Controversies and Debates

  • Pragmatism vs ambition: Proponents argue that feasibility is the gatekeeper of durable reform—policies that are implementable are more likely to deliver real benefits and avoid spectacular policy failure. Critics claim that focusing on feasibility can become a pretext for blocking needed reforms and preserving the status quo. The healthy tension is to pursue reforms that are both principled and practical.
  • The role of cost: Some argue that ignoring cost is a policy error—grand designs can impose heavier burdens than anticipated, slowing growth and discouraging investment. Others contend that essential protections or environmental and social goals justify higher upfront costs. The balance matters: it should be measured, transparent, and revisable based on real-world data.
  • Woke criticisms and feasibility debates: Critics sometimes frame feasibility as a tool to delay or dilute social progress. Proponents counter that lawful, lasting change requires not just good intentions but reliable mechanisms for delivery and accountability. Feasibility analysis is not a veto; it is the constructive groundwork that helps ensure reform survives political cycles and actual operation in the real world.
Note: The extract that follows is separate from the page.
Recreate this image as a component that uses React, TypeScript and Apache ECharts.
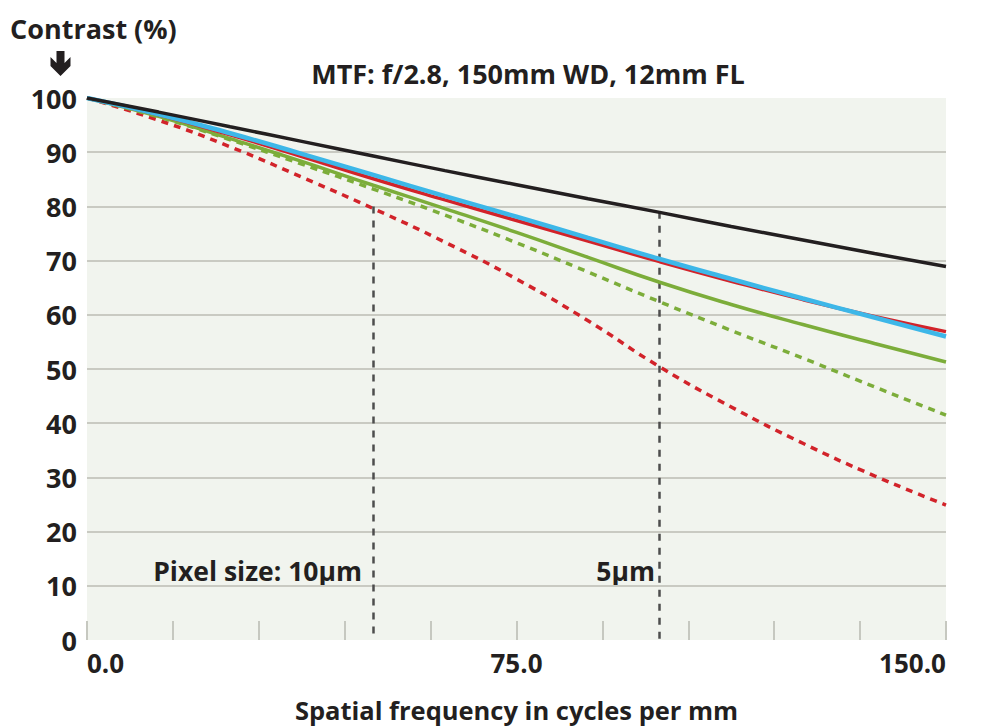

  • Administrative capacity and bureaucracy: There is ongoing debate about whether agencies are too slow or under-resourced to implement new mandates. The right approach often favors design features that reduce unnecessary complexity, set clear priorities, and allow for iterative improvement rather than sweeping, untestable changes.
  • Legal risk and constitutional constraints: Proposals must respect constitutional boundaries and existing law. Critics may invoke constitutional challenges to slow reforms; supporters respond that a well-drafted policy with clear authorities and limits has a better chance of withstanding judicial scrutiny.